Quick Thoughts on England's Rugby Team

I have to say, Andy Robinson seems determined to blow away what's left of the goodwill in his tenure as England manager. It is traditional for non-English rugby fans to criticise England for playing boring rugby, although most of the time that happens because they are bitter at losing. (As for those who say that England don't score enough tries - well, if your teams stopped cheating, then there would be fewer penalties for us to kick. Stay on the right side of the ball and then the game flows better). And in any case, rugby wasn't intended to be a spectator sport. A good result is when your team wins.

Nevertheless, criticisms of boring rugby are bound to be made - and deserved - when you pick Mike Tindall and Jamie Noon in the centres. Tindall must surely be one of the most one-dimensional players going forward that England have ever picked. He's like Scott Quinnell, only with a better knack of not running away from support. Noon isn't much better. The two combined may be very strong in defence, but what it loses for England in attacking ingenuity is costing them matches, especially when you consider how frequently Hodgson makes bad decisions at number 10.

When England were unquestionably the best side in the world (I'm talking here just before the World Cup) part of their strength was that they got the ball through the backs a number of times. Josh Lewsey was talking in the Times yesterday about the long passes that Catt used to bring the back three into the game; swift distribution in the backs was key. The centres might not have been used to swashbuckling effect, but they used their passing ability to use the pace of the wings and full-back. That hasn't happened under Robinson, and it's not for a want of players better than Tindall. Why Stuart Abbott or Olly Barkley haven't been given a chance at 12 is beyond me (well, why Barkley doesn't get picked at 10 is beyond me too, but that's a different matter).

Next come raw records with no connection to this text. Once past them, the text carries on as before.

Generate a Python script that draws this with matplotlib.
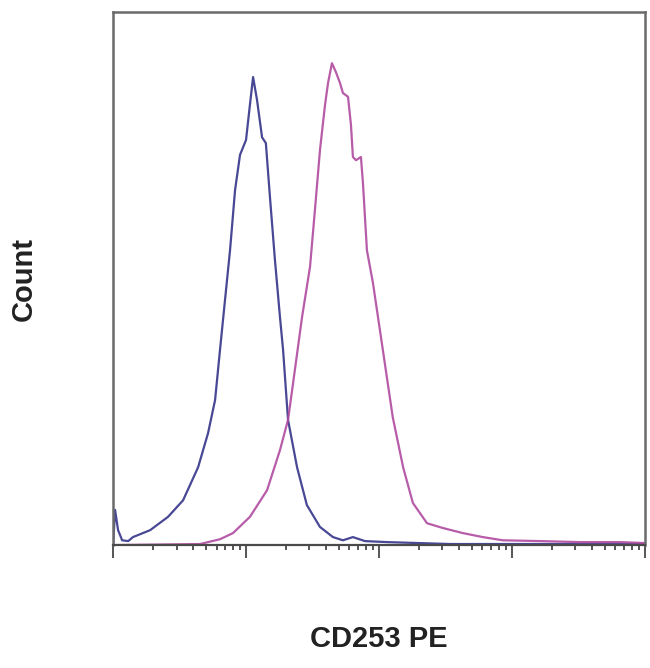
import matplotlib
matplotlib.use("Agg")
import matplotlib.pyplot as plt
from matplotlib.ticker import LogLocator, NullFormatter

# isotype control (blue)
ctrl_x = [1.00, 1.035, 1.09, 1.17, 1.30, 1.41, 1.90, 2.59, 3.36, 4.36, 5.18, 5.85,
          6.37, 6.95, 7.58, 8.27, 9.01, 10.0, 10.7, 11.3, 12.1, 13.2, 14.1, 15.2,
          16.5, 18.0, 19.0, 20.7, 24.2, 28.7, 36.0, 45.1, 53.6, 63.7, 78.5, 115,
          342, 10000]
ctrl_y = [0, 6.6, 2.8, 0.9, 0.75, 1.5, 2.8, 5.3, 8.4, 14.6, 21.0, 27.2,
          36.6, 46.0, 55.3, 66.6, 73.2, 76.0, 82.6, 87.8, 83.5, 76.5, 75.4, 64.7,
          53.5, 42.8, 36.6, 23.5, 14.6, 7.5, 3.4, 1.5, 0.9, 1.5, 0.75, 0.56,
          0.2, 0.2]

# CD253 PE stained (magenta)
cd253_x = [1.00, 4.51, 6.37, 7.98, 10.7, 14.4, 18.0, 20.7, 22.6, 26.4, 30.3, 33.0,
           36.0, 39.3, 41.4, 44.3, 47.5, 50.9, 53.6, 58.5, 61.6, 63.7, 67.2, 73.2,
           75.8, 81.2, 90.1, 107, 127, 152, 180, 230, 303, 428, 605, 855,
           1620, 3250, 6490, 10000]
cd253_y = [0, 0.2, 1.1, 2.25, 5.3, 10.3, 17.8, 23.5, 30.4, 42.8, 52.2, 62.9,
           74.1, 82.6, 86.7, 90.4, 88.7, 86.7, 84.8, 84.1, 78.8, 72.8, 72.2, 72.8,
           67.9, 55.3, 49.2, 36.6, 24.0, 14.6, 7.9, 4.1, 3.2, 2.25, 1.5, 0.9,
           0.75, 0.56, 0.56, 0.38]

fig = plt.figure(figsize=(6.5, 6.68), dpi=100)
ax = fig.add_axes([0.174, 0.184, 0.818, 0.798])

ax.plot(ctrl_x, ctrl_y, color="#34348a", lw=1.6, alpha=0.9)
ax.plot(cd253_x, cd253_y, color="#b04aa0", lw=1.6, alpha=0.9)

ax.set_xscale("log")
ax.set_xlim(1, 10000)
ax.set_ylim(0, 100)

for s in ["top", "right", "left"]:
    ax.spines[s].set_color("#6a6a6a")
    ax.spines[s].set_linewidth(1.8)
ax.spines["bottom"].set_color("#4a4a4a")
ax.spines["bottom"].set_linewidth(1.6)

ax.xaxis.set_major_locator(LogLocator(base=10, numticks=10))
ax.xaxis.set_minor_locator(LogLocator(base=10, subs=range(2, 10), numticks=50))
ax.xaxis.set_major_formatter(NullFormatter())
ax.xaxis.set_minor_formatter(NullFormatter())
ax.tick_params(axis="x", which="major", length=9, width=1.4, color="#555555", direction="out")
ax.tick_params(axis="x", which="minor", length=3.5, width=1.4, color="#555555", direction="out")
ax.set_yticks([])

ax.set_xlabel("CD253 PE", fontsize=21, family="Liberation Sans", fontweight="bold",
              labelpad=45, color="#222222")
ax.set_ylabel("Count", fontsize=21, family="Liberation Sans", fontweight="bold",
              labelpad=54, color="#222222")

fig.savefig("out.png", dpi=100)
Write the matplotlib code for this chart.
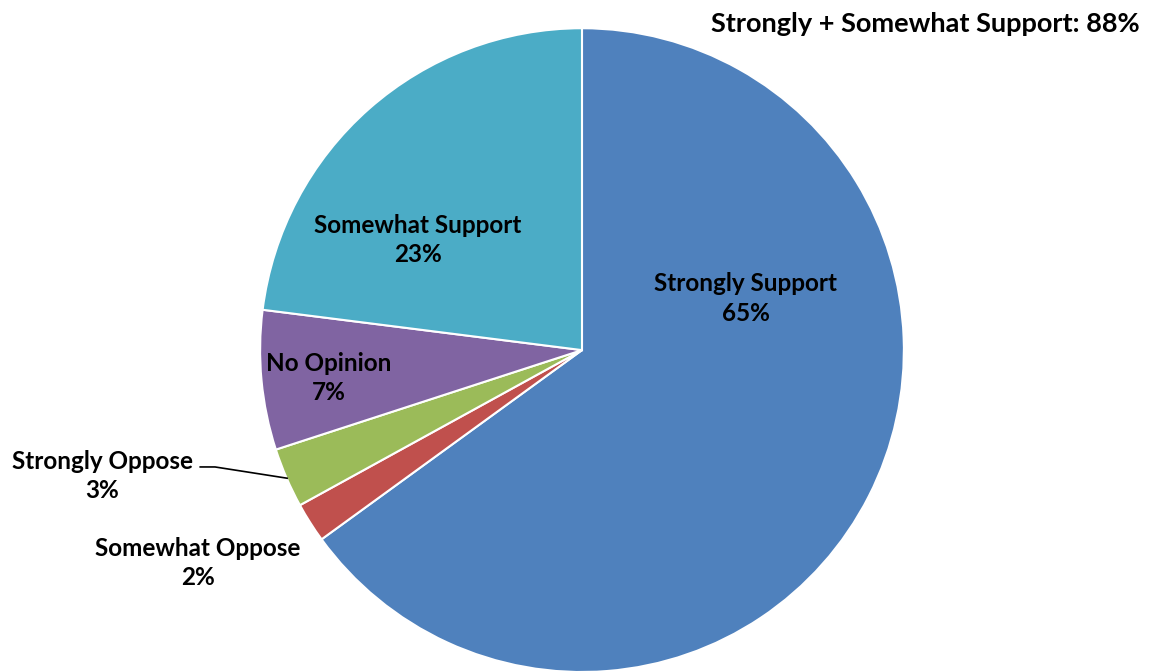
import matplotlib.pyplot as plt

plt.rcParams['font.family'] = ['Lato', 'DejaVu Sans']

# data
labels = ["Strongly Support", "Somewhat Oppose", "Strongly Oppose", "No Opinion", "Somewhat Support"]
values = [65, 2, 3, 7, 23]
colors = ["#4F81BD", "#C0504D", "#9BBB59", "#8064A2", "#4BACC6"]

fig = plt.figure(figsize=(11.52, 6.72), dpi=100)
ax = fig.add_axes([0.2257, 0.0, 0.559, 0.958])

ax.pie(values, colors=colors, startangle=90, counterclock=False, radius=1,
       wedgeprops=dict(edgecolor="white", linewidth=1.5))
ax.set_xlim(-1, 1)
ax.set_ylim(-1, 1)
ax.set_aspect("equal")
ax.axis("off")

fs = 17.5
kw = dict(ha="center", va="center", fontsize=fs, fontweight="bold", linespacing=1.35, clip_on=False)
ax.text(0.509, 0.161, f"{labels[0]}\n{values[0]}%", **kw)
ax.text(-0.509, 0.342, f"{labels[4]}\n{values[4]}%", **kw)
ax.text(-0.786, -0.087, f"{labels[3]}\n{values[3]}%", **kw)
ax.text(-1.491, -0.391, f"{labels[2]}\n{values[2]}%", **kw)
ax.text(-1.193, -0.661, f"{labels[1]}\n{values[1]}%", **kw)

# leader line for Strongly Oppose
ax.plot([-1.186, -1.140, -0.916], [-0.363, -0.363, -0.398], color="black", lw=1.2, clip_on=False)

fig.text(1140 / 1152, 1 - 24 / 672, f"Strongly + Somewhat Support: {values[0] + values[4]}%",
         ha="right", va="center", fontsize=19.5, fontweight="bold",
         bbox=dict(facecolor="white", edgecolor="none", pad=2))

fig.savefig("out.png", dpi=100)
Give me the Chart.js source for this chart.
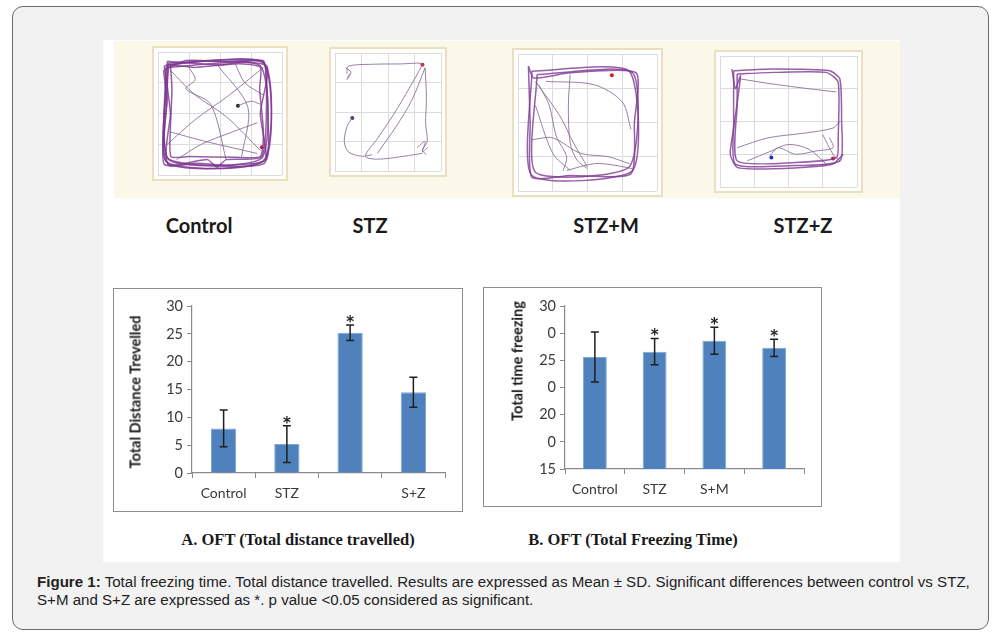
<!DOCTYPE html>
<html>
<head>
<meta charset="utf-8">
<script src="https://cdn.jsdelivr.net/npm/chart.js@4.4.1/dist/chart.umd.min.js"></script>
<style>
  body { margin: 0; width: 1008px; height: 637px; background: #fff; position: relative; overflow: hidden; font-family: Lato, "Noto Sans", sans-serif; }
  .abs { position: absolute; }
  #outer { left: 12px; top: 6px; width: 975px; height: 622px; background: #f2f2f2; border: 1.5px solid #6b6b6b; border-radius: 11px; }
  #img { left: 103px; top: 40px; width: 797px; height: 522px; background: #fff; }
  #band { left: 114px; top: 41px; width: 786px; height: 157px; background: #fbf8ea; }
  .arena { background: #fff; border: 2px solid #eadfbf; box-sizing: border-box; }
  .arena canvas { position: absolute; left: 0; top: 0; }
  .lbl { font-weight: 700; font-size: 20px; color: #1a1a1a; transform: translate(-50%, -50%); white-space: nowrap; }
  .frame { border: 1.5px solid #8e8e8e; box-sizing: border-box; }
  .ytitle { font-weight: 700; font-size: 14.5px; color: #1a1a1a; transform: translate(-50%, -50%) rotate(-90deg); white-space: nowrap; }
  .cap { font-family: "Liberation Serif", serif; font-weight: 700; font-size: 16.5px; color: #1a1a1a; transform: translate(-50%, -50%); white-space: nowrap; }
  #caption { left: 37px; top: 573px; width: 940px; font-family: "Liberation Sans", Arial, sans-serif; font-size: 15.1px; line-height: 18px; color: #222; }
</style>
</head>
<body>
<div id="outer" class="abs"></div>
<div id="img" class="abs"></div>
<div id="band" class="abs"></div>

<div class="abs arena" style="left:152px;top:46px;width:136px;height:135px"><canvas id="arena0" width="132" height="131"></canvas></div>
<div class="abs arena" style="left:329px;top:47px;width:118px;height:130px"><canvas id="arena1" width="114" height="126"></canvas></div>
<div class="abs arena" style="left:512px;top:48px;width:151px;height:149px"><canvas id="arena2" width="147" height="145"></canvas></div>
<div class="abs arena" style="left:714px;top:50px;width:149px;height:143px"><canvas id="arena3" width="145" height="139"></canvas></div>

<div class="abs lbl" style="left:199px;top:225px">Control</div>
<div class="abs lbl" style="left:370px;top:225px">STZ</div>
<div class="abs lbl" style="left:606px;top:225px">STZ+M</div>
<div class="abs lbl" style="left:803px;top:225px">STZ+Z</div>

<div class="abs frame" style="left:113px;top:288px;width:350px;height:224px;background:#fff"></div>
<canvas id="chartA" class="abs" style="left:113px;top:288px" width="350" height="224"></canvas>
<div class="abs ytitle" style="left:135px;top:392px">Total Distance Trevelled</div>
<div class="abs cap" style="left:298px;top:540px">A. OFT (Total distance travelled)</div>

<div class="abs frame" style="left:483px;top:287px;width:339px;height:220px;background:#fff"></div>
<canvas id="chartB" class="abs" style="left:483px;top:287px" width="339" height="220"></canvas>
<div class="abs ytitle" style="left:517px;top:361px">Total time freezing</div>
<div class="abs cap" style="left:633px;top:540px">B. OFT (Total Freezing Time)</div>

<div id="caption" class="abs"><b>Figure 1:</b> Total freezing time. Total distance travelled. Results are expressed as Mean ± SD. Significant differences between control vs STZ, S+M and S+Z are expressed as *. p value &lt;0.05 considered as significant.</div>

<script>
// bar chart data
var distLabels = ["Control", "STZ", "", "S+Z"];
var distMeans = [8.0, 5.2, 25.2, 14.5];
var distSD = [3.3, 3.3, 1.4, 2.7];
var distSig = [false, true, true, false];
var distTicks = ["0", "5", "10", "15", "20", "25", "30"];

var freezeLabels = ["Control", "STZ", "S+M", ""];
var freezeMeans = [25.3, 25.8, 26.8, 26.15];
var freezeSD = [2.3, 1.2, 1.25, 0.8];
var freezeSig = [false, true, true, true];
var freezeTicks = ["15", "0", "20", "0", "25", "0", "30"];

// tracking paths, grid units (0..4), y downwards
var controlLoops = [
  [[0.3,0.4],[3.4,0.35],[3.45,3.5],[0.3,3.6],[0.3,0.4]],
  [[0.25,0.5],[3.3,0.45],[3.35,3.45],[0.35,3.5],[0.25,0.5]],
  [[0.35,0.35],[3.45,0.4],[3.4,3.55],[0.25,3.55],[0.35,0.35]],
  [[0.2,0.45],[1.5,0.3],[3.5,0.45],[3.3,2],[3.45,3.6],[1.8,3.7],[0.3,3.45],[0.4,2],[0.2,0.45]],
  [[0.3,0.3],[2.0,0.42],[3.38,0.3],[3.5,1.5],[3.35,3.4],[2.2,3.5],[1.9,3.75],[1.6,3.5],[0.2,3.65],[0.3,1.5],[0.3,0.3]],
  [[0.4,0.42],[1.2,0.5],[2.6,0.38],[3.3,0.5],[3.28,1.2],[3.4,2.6],[3.3,3.4],[2.5,3.42],[1.0,3.4],[0.42,3.4],[0.4,2.5],[0.45,1.2],[0.4,0.42]],
  [[0.18,0.6],[0.28,1.6],[0.2,2.8],[0.35,3.7],[1.2,3.62],[2.4,3.68],[3.5,3.5],[3.55,2.2],[3.5,0.9],[3.4,0.28],[2.2,0.32],[0.9,0.28],[0.18,0.6]]
];
var controlPaths = [
  [[0.4,0.6],[1.2,1.4],[2.2,2.1],[3.3,3.2]],
  [[0.3,3.0],[1.2,2.2],[2.3,1.4],[3.4,0.5]],
  [[1.0,0.5],[1.2,0.9],[0.9,1.2],[1.7,1.7],[2.2,3.5]],
  [[2.5,0.4],[2.8,1.0],[3.4,1.4]],
  [[0.4,2.6],[1.5,2.9],[3.2,3.3]],
  [[2.58,1.75],[3.0,1.6],[3.3,1.7]],
  [[0.6,3.5],[1.4,3.0],[2.4,2.6],[3.2,2.3]],
  [[1.9,0.4],[2.9,1.8],[2.7,3.4]]
];
var stzLoops = [];
var stzPaths = [
  [[0.45,0.7],[0.5,0.45],[1.5,0.38],[2.5,0.37],[3.25,0.35],[3.35,0.45]],
  [[3.3,0.4],[2.8,1.2],[2.2,2.1],[1.6,2.9],[1.15,3.5],[1.6,3.6],[2.6,3.5],[3.3,3.4]],
  [[3.4,0.5],[3.45,1.5],[3.42,2.4],[3.48,3.0],[3.3,3.3],[3.45,3.45]],
  [[0.65,2.2],[0.45,2.5],[0.35,3.0],[0.5,3.35],[1.0,3.5],[1.4,3.45]],
  [[3.4,0.5],[2.9,1.6],[2.3,2.5],[1.6,3.4]],
  [[0.4,0.5],[0.6,0.65],[0.45,0.9],[0.55,0.7]],
  [[3.1,3.2],[3.4,3.0],[3.3,3.35],[3.5,3.2]]
];
var stzmLoops = [
  [[0.4,0.5],[3.2,0.5],[3.3,3.4],[0.4,3.55],[0.4,0.5]],
  [[0.55,0.6],[3.3,0.55],[3.2,3.3],[0.5,3.45],[0.55,0.6]],
  [[0.3,0.35],[0.45,0.7],[1.5,0.55],[3.4,0.55],[3.35,2.0],[3.25,3.5],[1.5,3.55],[0.4,3.6],[0.35,2.0],[0.3,0.35]]
];
var stzmPaths = [
  [[0.5,0.8],[1.2,1.8],[1.6,2.6],[2.0,3.3]],
  [[0.6,0.9],[0.9,1.5],[1.1,2.4],[1.4,3.0],[1.3,3.4]],
  [[1.5,0.6],[1.45,1.5],[1.5,2.6],[1.7,3.1],[2.0,3.35]],
  [[0.8,0.8],[2.2,0.9],[3.0,1.4],[3.25,2.2]],
  [[0.4,2.5],[1.0,2.45],[1.8,2.9],[2.6,3.0],[3.2,3.2]],
  [[0.5,1.5],[1.0,2.9],[1.5,3.4]],
  [[1.4,3.4],[2.2,3.2],[2.8,3.25],[3.3,3.35]]
];
var stzzLoops = [
  [[0.4,0.45],[1.5,0.4],[3.2,0.45],[3.5,0.7],[3.55,2.0],[3.5,3.2],[2.0,3.35],[0.45,3.3],[0.4,2.0],[0.4,0.45]],
  [[0.5,0.55],[1.6,0.5],[3.1,0.5],[3.45,0.8],[3.45,2.5],[3.4,3.1],[2.2,3.25],[0.5,3.2],[0.5,1.5],[0.5,0.55]],
  [[0.35,0.4],[0.45,1.0],[0.6,0.6],[0.4,2.2],[0.3,3.0],[0.5,3.4],[1.3,3.45],[2.5,3.4],[3.3,3.3],[3.6,3.0]]
];
var stzzPaths = [
  [[0.6,0.7],[1.5,0.85],[2.6,1.0],[3.4,1.1]],
  [[0.5,2.8],[1.4,2.5],[2.5,2.35],[3.3,2.2],[3.5,2.0]],
  [[1.45,3.05],[1.7,2.8],[2.2,3.0],[2.8,2.9],[3.3,2.8],[3.2,2.5]],
  [[0.8,3.2],[1.5,2.9],[2.0,2.7],[2.6,2.85],[3.1,3.3]],
  [[3.0,2.4],[3.3,3.0],[3.5,3.2]]
];
var arenaDots = [
  [[2.58,1.75,"#222"],[3.35,3.1,"#d02020"]],
  [[0.65,2.2,"#553366"],[3.3,0.4,"#d02020"]],
  [[2.7,0.62,"#d02020"]],
  [[1.5,3.1,"#2030c0"],[3.3,3.13,"#d02020"]]
];

Chart.defaults.font.family = "Lato, 'Noto Sans', sans-serif";
Chart.defaults.animation = false;

function toXY(path) {
  return path.map(function (p) { return { x: p[0], y: p[1] }; });
}

function drawArena(id, loops, paths, dots) {
  var sets = [];
  loops.forEach(function (p) {
    sets.push({ data: toXY(p), showLine: true, borderColor: "rgba(125,55,145,0.8)", borderWidth: 1.5, pointRadius: 0, tension: 0.2 });
  });
  paths.forEach(function (p) {
    sets.push({ data: toXY(p), showLine: true, borderColor: "rgba(140,115,155,0.9)", borderWidth: 1, pointRadius: 0, tension: 0.3 });
  });
  sets.push({
    data: dots.map(function (d) { return { x: d[0], y: d[1] }; }),
    pointRadius: 2, pointBackgroundColor: dots.map(function (d) { return d[2]; }), pointBorderWidth: 0
  });
  new Chart(document.getElementById(id), {
    type: "scatter",
    data: { datasets: sets },
    options: {
      responsive: false,
      layout: { padding: 0 },
      plugins: { legend: { display: false }, tooltip: { enabled: false } },
      scales: {
        x: { min: 0, max: 4, ticks: { display: false, stepSize: 1 }, grid: { color: "#dcdcdc", drawTicks: false }, border: { display: false } },
        y: { min: 0, max: 4, reverse: true, ticks: { display: false, stepSize: 1 }, grid: { color: "#dcdcdc", drawTicks: false }, border: { display: false } }
      }
    }
  });
}

drawArena("arena0", controlLoops, controlPaths, arenaDots[0]);
drawArena("arena1", stzLoops, stzPaths, arenaDots[1]);
drawArena("arena2", stzmLoops, stzmPaths, arenaDots[2]);
drawArena("arena3", stzzLoops, stzzPaths, arenaDots[3]);

// error bars and asterisks, placed through the chart's own scales
var errorBars = {
  id: "errorBars",
  afterDatasetsDraw: function (chart, args, opts) {
    var ctx = chart.ctx;
    var meta = chart.getDatasetMeta(0);
    var ys = chart.scales.y;
    ctx.save();
    ctx.strokeStyle = "#1f1f1f";
    ctx.lineWidth = 1.5;
    meta.data.forEach(function (bar, i) {
      var m = opts.means[i], e = opts.sd[i];
      var top = ys.getPixelForValue(m + e);
      var bot = ys.getPixelForValue(m - e);
      ctx.beginPath();
      ctx.moveTo(bar.x, top); ctx.lineTo(bar.x, bot);
      ctx.moveTo(bar.x - 4, top); ctx.lineTo(bar.x + 4, top);
      ctx.moveTo(bar.x - 4, bot); ctx.lineTo(bar.x + 4, bot);
      ctx.stroke();
      if (opts.sig[i]) {
        ctx.fillStyle = "#1f1f1f";
        ctx.font = "bold 15px 'DejaVu Sans'";
        ctx.textAlign = "center";
        ctx.textBaseline = "middle";
        ctx.fillText("*", bar.x, top - 2);
      }
    });
    ctx.restore();
  }
};

function drawBars(id, labels, means, sd, sig, tickText, yMin, yMax, step, axisW, padTop, padRight, xAxisH) {
  new Chart(document.getElementById(id), {
    type: "bar",
    data: {
      labels: labels,
      datasets: [{
        data: means,
        backgroundColor: "#4f81bd",
        borderColor: "#7ea6d6",
        borderWidth: 1,
        barPercentage: 0.4,
        categoryPercentage: 1
      }]
    },
    plugins: [errorBars],
    options: {
      responsive: false,
      layout: { padding: { top: padTop, right: padRight, left: 0, bottom: 0 } },
      plugins: {
        legend: { display: false },
        tooltip: { enabled: false },
        errorBars: { means: means, sd: sd, sig: sig }
      },
      scales: {
        x: {
          grid: { drawOnChartArea: false, tickLength: 5, color: "#8a8a8a" },
          border: { color: "#8a8a8a", width: 1.2 },
          ticks: { color: "#3a3a3a", font: { size: 14 }, padding: 7, maxRotation: 0 },
          afterFit: function (s) { s.height = xAxisH; }
        },
        y: {
          min: yMin, max: yMax,
          grid: { drawOnChartArea: false, tickLength: 5, color: "#8a8a8a" },
          border: { color: "#8a8a8a", width: 1.2 },
          ticks: {
            stepSize: step, color: "#3a3a3a", font: { size: 14.5 }, padding: 4,
            callback: function (v, i) { return tickText[i]; }
          },
          afterFit: function (s) { s.width = axisW; }
        }
      }
    }
  });
}

drawBars("chartA", distLabels, distMeans, distSD, distSig, distTicks, 0, 30, 5, 79, 18, 18, 39);
drawBars("chartB", freezeLabels, freezeMeans, freezeSD, freezeSig, freezeTicks, 15, 30, 2.5, 82, 19, 18, 38);
</script>
</body>
</html>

Of course, England's success at the World Cup in 2003 was in no small part due to the fact that they had three men who would have been automatic, no-brain choices in any team at the time, with no questions asked. Martin Johnson and Richard Hill solidified the pack, and Jonny Wilkinson was a far, far better player than was appreciated by many rugby writers. Not only did the 20 yards he put on each kick mean that England were defending a large field most of the time, but his decision-making was usually excellent (although it still aided him to have a second fly-half playing at 12). And hoping for a team to play at that level when they pretty much lost each of those key players at once is somewhat optimistic, to say the least.

That doesn't hide the fact that England have been losing games they should have won. Partly that is down to Choker Charlie Hodgson and his inability to kick the ball between the uprights. Had he possessed any kicking ability worth speaking of, England's 4-game losing streak last year would have been the continuation of a winning streak and no-one would be talking of a crisis. But, the lack of inventiveness in midfield isn't helping us at all. The pack isn't as good as it was, and that is meaning that slow ball is the norm. That makes it harder to launch an attack, granted, but when the ball-carrier keeps ploughing into the tackle the problem is compounded. In Lewsey we have one of the world's best full-backs; in Cueto we have a winger who continuously runs excellent angles. Why the hell aren't we using them?

I hope that eventually someone in the England set-up gets fed up with being called a purveyor of boring rugby. Because that way, the gripes will continue even further. England will start winning again.